The UFC pulled Jon Jones out of the main event of that card, and would have had no hesitation to do so if the Lesnar results had come in on time.

But the results are not rushed, because the hope is to keep them completely anonymous and that those examining the samples won’t have any idea whose blood and/or urine it is they’re testing.

But when the results didn’t come back in time, Lesnar was allowed to compete and defeated Hunt.

It also set up a massive issue for the UFC. The public perception, understandably though incorrectly, was that the UFC covered up the results of Lesnar’s test so as to make certain he could compete in the big show.

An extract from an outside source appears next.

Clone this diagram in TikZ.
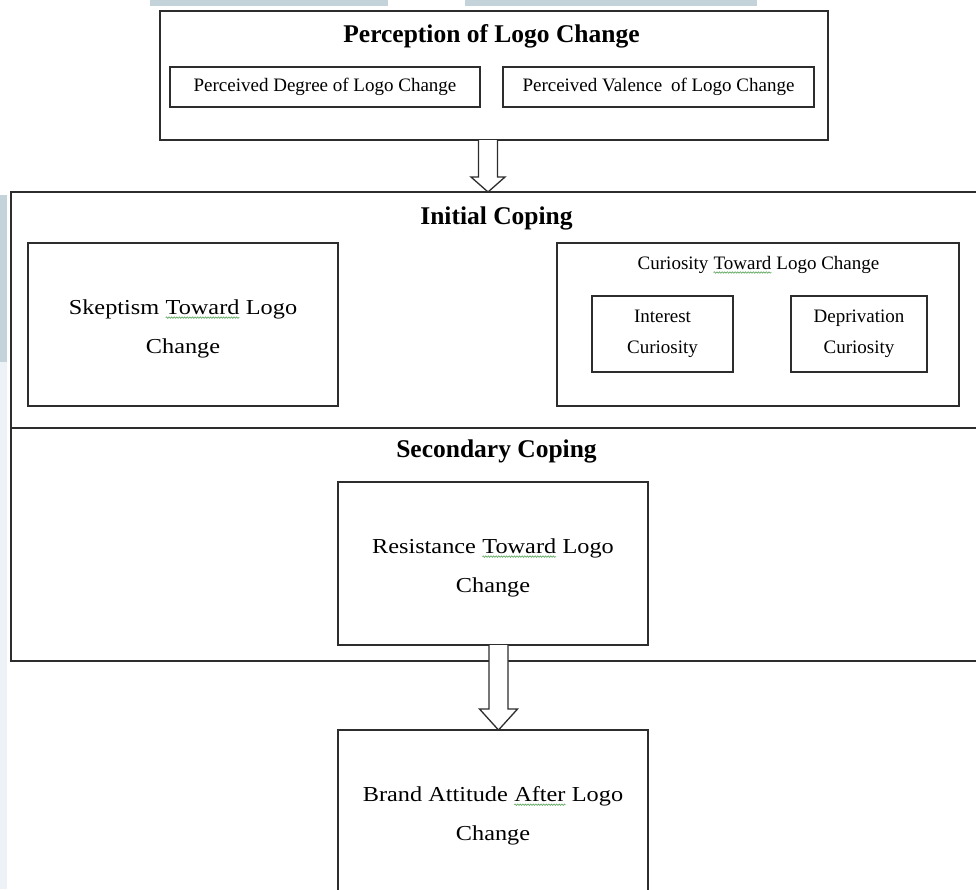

The truth is that the sample simply went through the system the way any other would.

If you had a blood and/or urine sample taken as part of a job application, for example, it would have been handled by the lab exactly the same way the lab handled Lesnar’s.

But that failure led to Hunt’s lawsuit against the UFC and the threat of another.

He’s clearly suspicious of the promotion after what happened with Lesnar.

In his column, he wrote, “I’ve fought some big guys but Brock is only 6-foot-3 and he’s still three times my size. How does that work?

If I was gearing the same as him I probably would have thrown him out of the Octagon. It isn’t about the loss because I accept losses. It’s about what’s fair.”

But Hunt’s issues with MMA’s very real PED problem obfuscates the facts in the matter at hand.

If one is noticeably slurring words and his/her short-term memory is badly diminished, there is no way an athletic commission or a promoter should allow that person to compete.

It’s playing with fire.

Before Hunt competes again, he needs to complete an exhaustive series of tests that prove his fitness to fight. Failing to do that, he shouldn’t be allowed to fight again.

It’s harsh, but it’s the only way other than eliminating the sport entirely to prevent what is, in almost every case, a preventable death or traumatic brain event.